Mr. Bouteilles Gerbeuses has been your long-time tax client. He has amassed an impressive portfolio of real estate, securities, and joint venture investments. His net worth is substantial. Despite all his material well-being, Mr. Gerbeuses wants to take on a new challenge, that of producing fine wines. 

He already owns several hundred acres of agriculturally zoned land in the wine producing region of the Noir Valley. It happens to adjoin his home in the Wemadeit Country Club and Retirement Resort subdivision. He expects his start-up capital investment to be over $5 million and does not expect the first harvest to take place for at least seven years after the initial planting of grape vines. He expects to offset any losses by his other income. 

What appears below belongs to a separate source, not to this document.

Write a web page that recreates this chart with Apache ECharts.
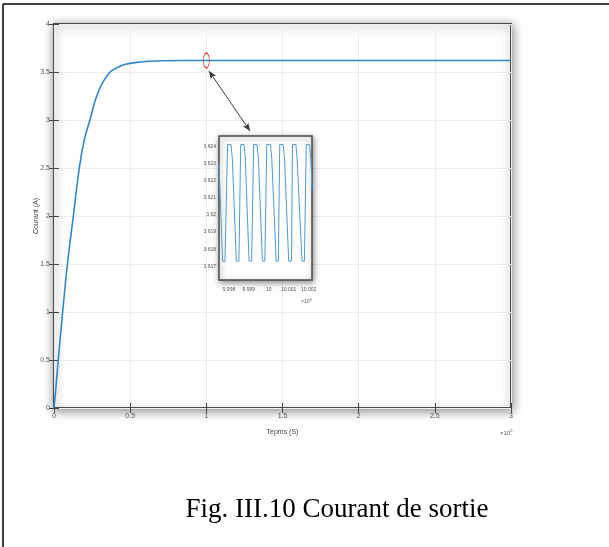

Assuming Mr. Gerbeuses comes to you for tax advice on his new wine venture, what tax advice will you provide, and what, if any, ethical issues should be considered? As you work to identify ethical concerns and applicable areas of taxation that Mr. Gerbeuses may require guidance and counsel in, consider the following ideas:

  • How will his entity choice impact both protection of assets and personal tax obligation?
  • What are the tax implications associated with employing family members (assuming he has other family members living and working on his large estate)?
  • What types of deductions/expenses might Mr. Gerbeuses be rightly entitled to; what types of deductions/expenses may provide opportunity for abuse?

Does placement of this personal property into business use present any tax benefits or consequences for the property owner?